By Stacy Leicht
As a middle school teacher of reading, writing, poetry, and grammar, I was surrounded by teens all day, and I thought I had a firm grasp on how to parent a middle schooler.
Then, I had one, and he sometimes caught me unprepared.
The day my son came home from school upset and angry, my first battle was getting him to open up and tell me what happened. We sat at the kitchen table, munching cheddar popcorn, as I asked questions. Finally, I landed on one that pried open the door.
“Is someone mistreating you or being mean to you?”
He lowered his head.
I asked the same question again, adding, “It’s important that you feel safe at school.”
He nodded. “I don’t want anyone to get into trouble.”
I could help my son with his homework and navigate the school administration with ease. But this? I couldn’t draw on my professional experience to teach my kid how to deal with bullies. I could only share my own history and hard-earned wisdom and hope that was enough.
“When I was your age, someone bullied me, too, and I had to learn how to deal with it. I want to help you learn how to deal with people who aren’t being nice to you. ”
He raised his freckled face and turned his blue-eyed gaze on me. Then he told me his schoolmates were bullying him because of his red hair.
How dare other children make fun of my perfect boy!
I told him, “Tomorrow, you’ll just go back to school and ignore those bullies. Eventually, they’ll stop being mean to you.”
It was standard advice for teaching resilience, the same advice given to me all those years ago, and I secretly prayed it was still a strategy that worked. I hoped I wouldn’t have to escalate things by calling the school to talk to the teacher or the principal. My son didn’t want more attention brought to the situation. He just wanted to be left alone.
The following day, the bus pulled up as I waited by the front door, my breathing tight. He climbed down the bus steps slowly, head hung low, shoulders slumped. His day had gone poorly. My stomach fell, and my heart hurt watching my son drag his feet to our house.
“I don’t want to talk about it!” he said, then went straight to his room to lay on his bed and watch television.
How to Respond to Middle School Bullying
Ignoring the bullies didn’t work for him. As I began cooking dinner, I searched for another approach. I started listing my son’s best qualities that other kids his age would appreciate. The first ones that popped into my mind were his sense of humor and quick wit. I wondered if he could use them to combat the bully somehow.
The next day, I kept him home from school so he and I could figure out how to deal with bullies using his most remarkable skills. I told him we’d practice with role-play.
“Pretend I’m you and that you’re the bully. Say what the bully says to you. I’m going to respond with a funny answer.”
My son looked at me and said, “That’s not going to work.”
“Try it anyway,” I prodded.
He pointed at my hair. “Hey, your head’s on fire!”
“Great, I was about to make s’mores. Get the marshmallows and graham crackers,” I answered.
We both laughed so hard.
We practiced several more times throughout the day so that he could respond quickly when a bully said ugly remarks about his hair.
The next morning, he got on the school bus, and my stomach ached as it pulled away.

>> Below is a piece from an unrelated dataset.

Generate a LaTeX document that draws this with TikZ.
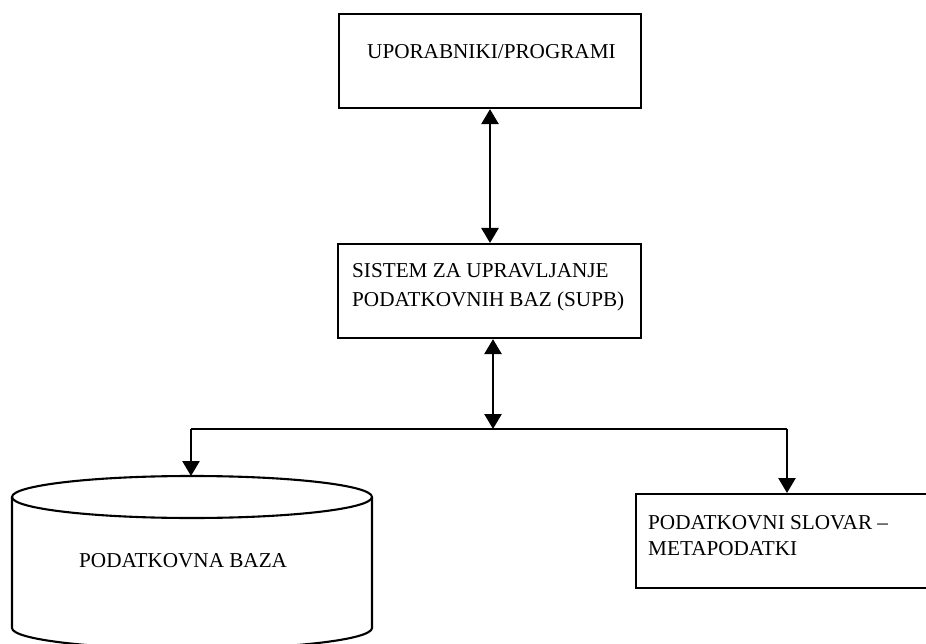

All day, I worried the bullies would be mean to my son, and I hoped our role-play would help him. I sent him these positive thoughts: Remember what we practiced. You’re funny. Use your humor to disarm them.
I sat on the couch with a cup of hot tea in one hand, looking at my son’s newest school picture. My son was kind-hearted and clever. He had so many qualities that made him a great friend. Couldn’t these bullies see that? Why were they so cruel?
I thought back to when I was bullied in seventh grade for having a “ski slope nose” and how terrible it felt to be made fun of for something that was part of me. My nose was long and pointed and it used to bother me, especially then. Now my nose has become something I appreciate because it’s a physical trait I share with many in my family.
At the end of the day, the school bus turned the corner, then stopped near our house. When the doors opened this time, my son bounded off the bus and then ran to me, smiling.
“How was your day?” I asked him.
“Perfect,” he replied. “Those bullies made fun of me.”
I wasn’t expecting that response.
“Tell me what happened,” I prompted.
“Well, a kid who always makes fun of my hair walked up to me. I knew he was getting ready to say something mean, so I tried to remember the funny things we practiced at home yesterday.”
“Good, good!” I said joyfully. “And then what happened?”
“When the bully said, ‘Did you know that people with red hair look like they are on fire?’ I told him, ‘That’s because we’re hot!’”
I laughed. My son laughed.
Then I asked, “What did the bully do?”
“Well, I think, at first, my funny comeback surprised him. Then, he laughed.”
“So, it worked?”
“Yep. He just walked away after I made him laugh.”
I was so happy for my son. I reached out and gave him a hug. “Way to go! You used your sense of humor to deflect his negative words.”
Our role-playing experiment worked. My son survived middle school and beyond by using his sense of humor to deflect hurtful comments. Eventually, he grew into an adult who learned to embrace his strawberry blonde hair and freckles, making my mama’s heart very happy!